Source material.
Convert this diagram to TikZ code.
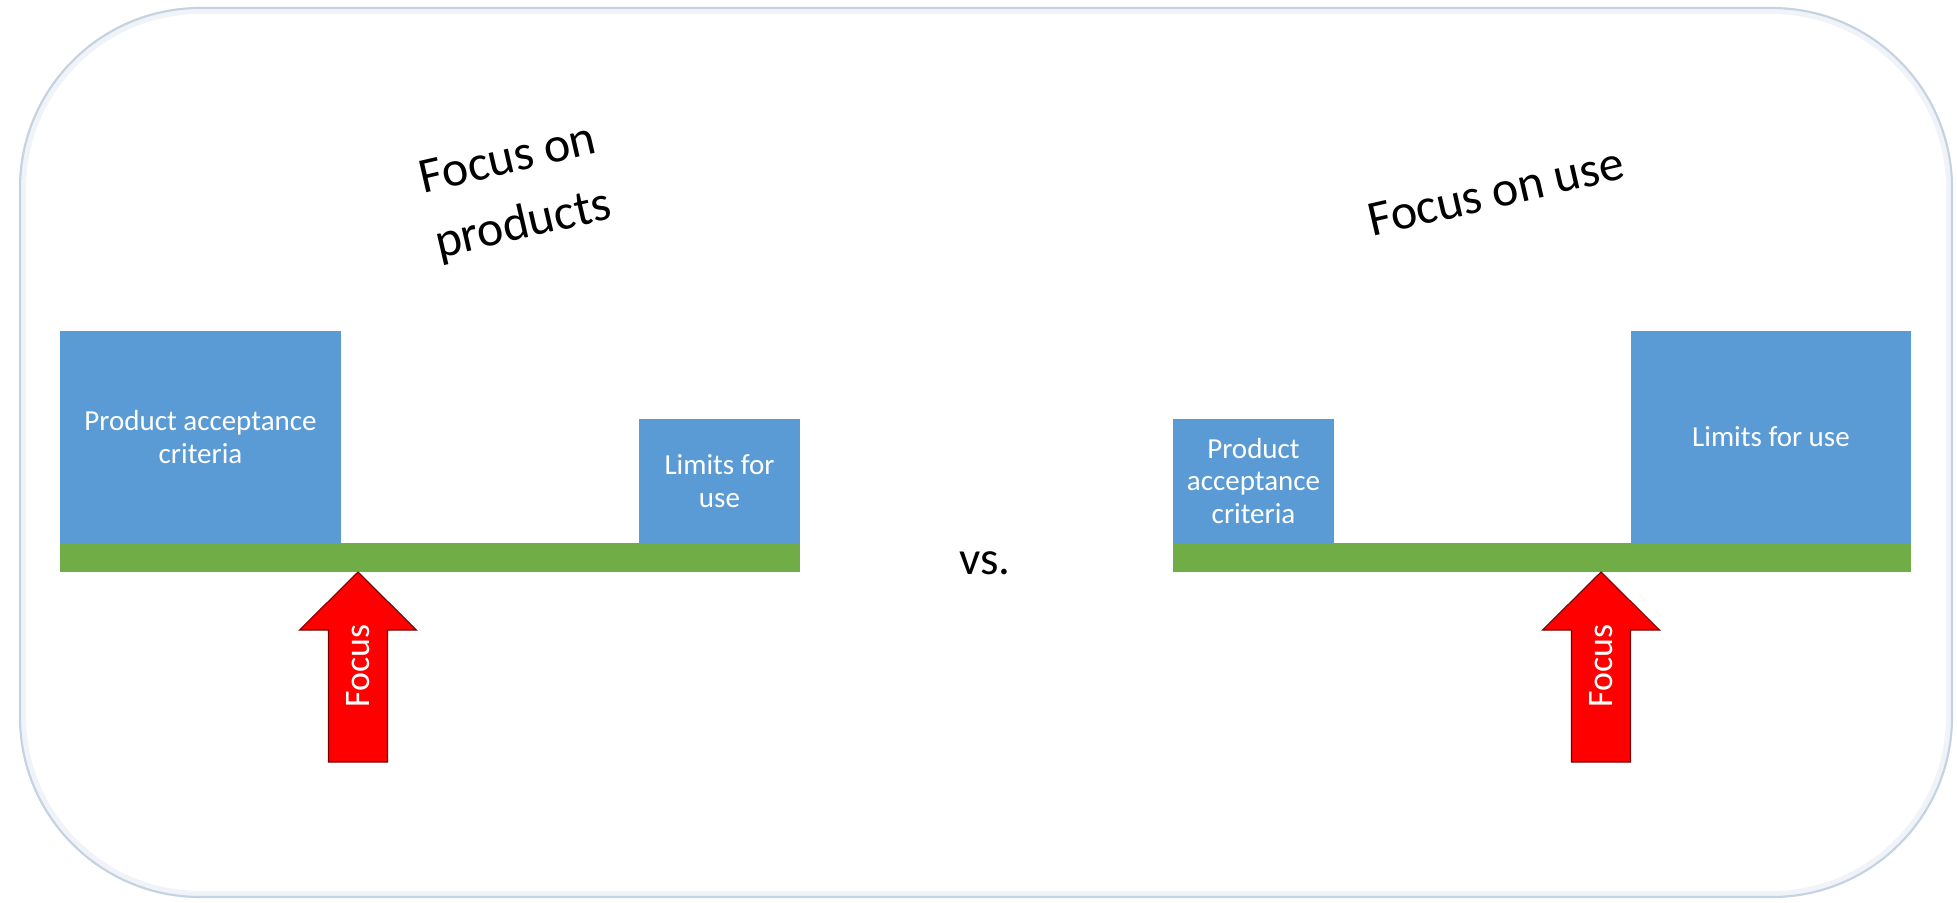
\documentclass[tikz,border=0pt]{standalone}
\usepackage{fontspec}
\setmainfont{Carlito}

\definecolor{boxblue}{RGB}{91,155,213}
\definecolor{bargreen}{RGB}{112,173,71}
\definecolor{framegray}{RGB}{196,210,226}
\definecolor{arrowred}{RGB}{255,0,0}

\tikzset{
  blockbox/.style={fill=boxblue, text=white, align=center, inner sep=0pt, font=\fontsize{8.25}{9.2}\selectfont},
  beam/.style={fill=bargreen, inner sep=0pt},
  focusarrow/.style={fill=arrowred, draw=red!45!black, line width=0.3pt, line join=miter},
  arrowlabel/.style={rotate=90, text=white, inner sep=0pt, font=\fontsize{10.2}{12}\selectfont},
  heading/.style={rotate=13, align=center, inner sep=0pt, font=\fontsize{14.2}{19}\selectfont}
}

\begin{document}
\begin{tikzpicture}[x=0.01cm, y=-0.01cm]

  \useasboundingbox (0, 0) rectangle (1957, 903);
  \draw[framegray!25, line width=2pt, rounded corners=1.78cm] (22.5, 10.5) rectangle (1949.5, 894.5);
  \draw[framegray, line width=0.6pt, rounded corners=1.8cm] (20, 8) rectangle (1952, 897);

  \node[heading] (headL) at (516, 194) {Focus on\\products};
  \node[heading] (headR) at (1496, 192) {Focus on use};
  \node[font=\fontsize{13.4}{16}\selectfont, inner sep=0pt] (versus) at (985, 563) {vs.};

  \node[beam, minimum width=7.40cm, minimum height=0.29cm] (barL) at (430, 557.5) {};
  \node[blockbox, minimum width=2.81cm, minimum height=2.12cm] (pacL) at (200.5, 437) {Product acceptance\\criteria};
  \node[blockbox, minimum width=1.61cm, minimum height=1.24cm] (limL) at (719.5, 481) {Limits for\\use};

  \node[beam, minimum width=7.38cm, minimum height=0.29cm] (barR) at (1542, 557.5) {};
  \node[blockbox, minimum width=1.61cm, minimum height=1.24cm] (pacR) at (1253.5, 481) {Product\\acceptance\\criteria};
  \node[blockbox, minimum width=2.80cm, minimum height=2.12cm] (limR) at (1771, 437) {Limits for use};

  \draw[focusarrow] (358, 572) -- (416.5, 630) -- (387.5, 630) -- (387.5, 762) -- (328.5, 762) -- (328.5, 630) -- (299.5, 630) -- cycle;
  \draw[focusarrow] (1601, 572) -- (1659.5, 630) -- (1630.5, 630) -- (1630.5, 762) -- (1571.5, 762) -- (1571.5, 630) -- (1542.5, 630) -- cycle;

  \node[arrowlabel] (focL) at (358, 666) {Focus};
  \node[arrowlabel] (focR) at (1601, 666) {Focus};
  \end{tikzpicture}
\end{document}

Objective.
Go from the first line of the data above to the line containing "minimum width=2.80cm, minimum" and retype exactly those lines, both included, but none of the pictures.

Finished task.
Convert this diagram to TikZ code.
\documentclass[tikz,border=0pt]{standalone}
\usepackage{fontspec}
\setmainfont{Carlito}

\definecolor{boxblue}{RGB}{91,155,213}
\definecolor{bargreen}{RGB}{112,173,71}
\definecolor{framegray}{RGB}{196,210,226}
\definecolor{arrowred}{RGB}{255,0,0}

\tikzset{
  blockbox/.style={fill=boxblue, text=white, align=center, inner sep=0pt, font=\fontsize{8.25}{9.2}\selectfont},
  beam/.style={fill=bargreen, inner sep=0pt},
  focusarrow/.style={fill=arrowred, draw=red!45!black, line width=0.3pt, line join=miter},
  arrowlabel/.style={rotate=90, text=white, inner sep=0pt, font=\fontsize{10.2}{12}\selectfont},
  heading/.style={rotate=13, align=center, inner sep=0pt, font=\fontsize{14.2}{19}\selectfont}
}

\begin{document}
\begin{tikzpicture}[x=0.01cm, y=-0.01cm]

  \useasboundingbox (0, 0) rectangle (1957, 903);
  \draw[framegray!25, line width=2pt, rounded corners=1.78cm] (22.5, 10.5) rectangle (1949.5, 894.5);
  \draw[framegray, line width=0.6pt, rounded corners=1.8cm] (20, 8) rectangle (1952, 897);

  \node[heading] (headL) at (516, 194) {Focus on\\products};
  \node[heading] (headR) at (1496, 192) {Focus on use};
  \node[font=\fontsize{13.4}{16}\selectfont, inner sep=0pt] (versus) at (985, 563) {vs.};

  \node[beam, minimum width=7.40cm, minimum height=0.29cm] (barL) at (430, 557.5) {};
  \node[blockbox, minimum width=2.81cm, minimum height=2.12cm] (pacL) at (200.5, 437) {Product acceptance\\criteria};
  \node[blockbox, minimum width=1.61cm, minimum height=1.24cm] (limL) at (719.5, 481) {Limits for\\use};

  \node[beam, minimum width=7.38cm, minimum height=0.29cm] (barR) at (1542, 557.5) {};
  \node[blockbox, minimum width=1.61cm, minimum height=1.24cm] (pacR) at (1253.5, 481) {Product\\acceptance\\criteria};
  \node[blockbox, minimum width=2.80cm, minimum height=2.12cm] (limR) at (1771, 437) {Limits for use};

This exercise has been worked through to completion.